In terraform the provider doesn't support interpolation so you have to create terraform resources to deploy things into each region you want to monitor.
To add a new region you have to do 2 things:
provider "aws" {
# eu-west-1 provider
region = "eu-west-1"
alias = "eu-west-1"
}
I've grouped the per-region resouces together prefixed with a short version of the region name. You can copy these files and then change the resource names and providers to point to the new provider alias.
SNS can't notify cross-region so if you create alarms in a new region, you have to create the forwarder lambdas and SNS topics to the deal with the notifications from those alarms.
euw2_cloudwatch_alarms.tf
euw2_lambda_cloudwatch_alarm_forwarder.tf
euw2_lambda_cloudwatch_event_rule_forwarder.tf
euw2_lambda_cloudwatch_metric_forwarder.tf
euw2_sns.tf
This has been written as a lambda but potentially it could be run locally by the concourse pipeline.
This lambda subscribes to an SNS health topic and routes the alarm to appropriate notification SNS topics.
There are a number of deployments in terraform/deployments
These deployments define the cloudwatch alarms and the cloudwatch forwarder lambdas.
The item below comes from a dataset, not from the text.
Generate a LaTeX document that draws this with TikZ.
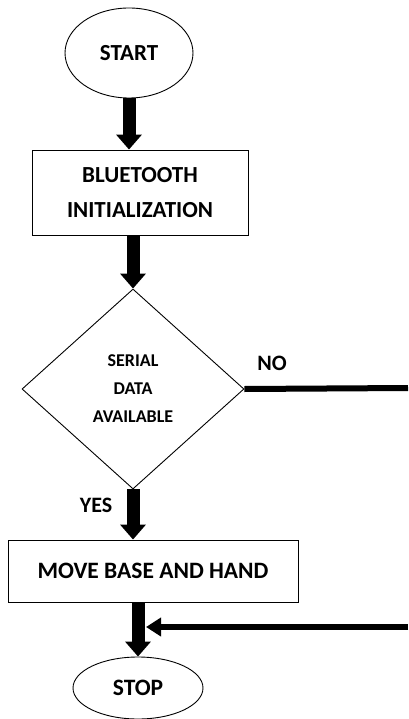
\documentclass[tikz,border=0pt]{standalone}
\usepackage{fontspec}
\setmainfont{Carlito}
\usetikzlibrary{shapes.geometric,arrows.meta}
\begin{document}
\begin{tikzpicture}[x=1pt,y=-1pt,
  shapebox/.style={draw,line width=0.9pt,inner sep=0pt,align=center,font=\bfseries},
  bigflow/.style={line width=13pt,-{Triangle[width=25pt,length=15pt]}},
  sideflow/.style={line width=6pt},
  sideret/.style={line width=6pt,-{Triangle[width=18pt,length=15pt]}},
  lbl/.style={font=\bfseries\fontsize{22}{26}\selectfont,inner sep=0pt}]
\useasboundingbox[fill=white] (0,0) rectangle (408,719);
\node[shapebox,ellipse,minimum width=128pt,minimum height=90pt,font=\bfseries\fontsize{23}{28}\selectfont] (start) at (129,53) {START};
\node[shapebox,rectangle,minimum width=216pt,minimum height=85pt,font=\bfseries\fontsize{23}{35}\selectfont] (bt) at (140,192.5) {BLUETOOTH\\INITIALIZATION};
\node[shapebox,diamond,minimum width=222pt,minimum height=200pt,font=\bfseries\fontsize{18}{28}\selectfont] (dec) at (133,389) {SERIAL\\DATA\\AVAILABLE};
\node[shapebox,rectangle,minimum width=290pt,minimum height=62pt,font=\bfseries\fontsize{23.5}{30}\selectfont] (mbh) at (153,571) {MOVE BASE AND HAND};
\node[shapebox,ellipse,minimum width=130pt,minimum height=62pt,font=\bfseries\fontsize{23.5}{28}\selectfont] (stop) at (138,688) {STOP};
\node[lbl] (no) at (272,363) {NO};
\node[lbl] (yes) at (96,505) {YES};
\coordinate (noend) at (408,388);
\coordinate (retstart) at (408,627);
\coordinate (retend) at (146,627);
\draw[bigflow] (start.south) -- (start.south |- bt.north);
\draw[bigflow] (dec.north |- bt.south) -- (dec.north);
\draw[bigflow] (dec.south) -- (dec.south |- mbh.north);
\draw[bigflow] (stop.north |- mbh.south) -- (stop.north);
\draw[sideflow] (dec.east) -- (noend);
\draw[sideret] (retstart) -- (retend);
\end{tikzpicture}
\end{document}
Alarms, metrics and events are all forwarded cross-account to either the prod or non-prod health monitors via an SQS queue.
The alarm config is generated by generate_metric_alarms.py as above.
The terraform needs to be applied with the alarms.tfvars var file.
The file should be generated into the terraform deployments folder.
terraform apply --var-file=alarms.tfvars
Without the alarms file all cloudwatch alarms will be destroyed.
The health monitor defines the lambdas that deal with the health event data - forward it to slack and splunk and the queues and sns topics.
There is also a deployment for the codepipeline deployment
There are 2 Dockerfiles:
-
terraform-container - README.md Installs a specified version of terraform and contains scripts to perform an STS:AssumeRole operation to assume the role for a given pipeline.
-
http-api-container - README.md Replaces the standard
aequitas/http-api-resourcecontainer kernel with a more recent version to patch vulnerabilities.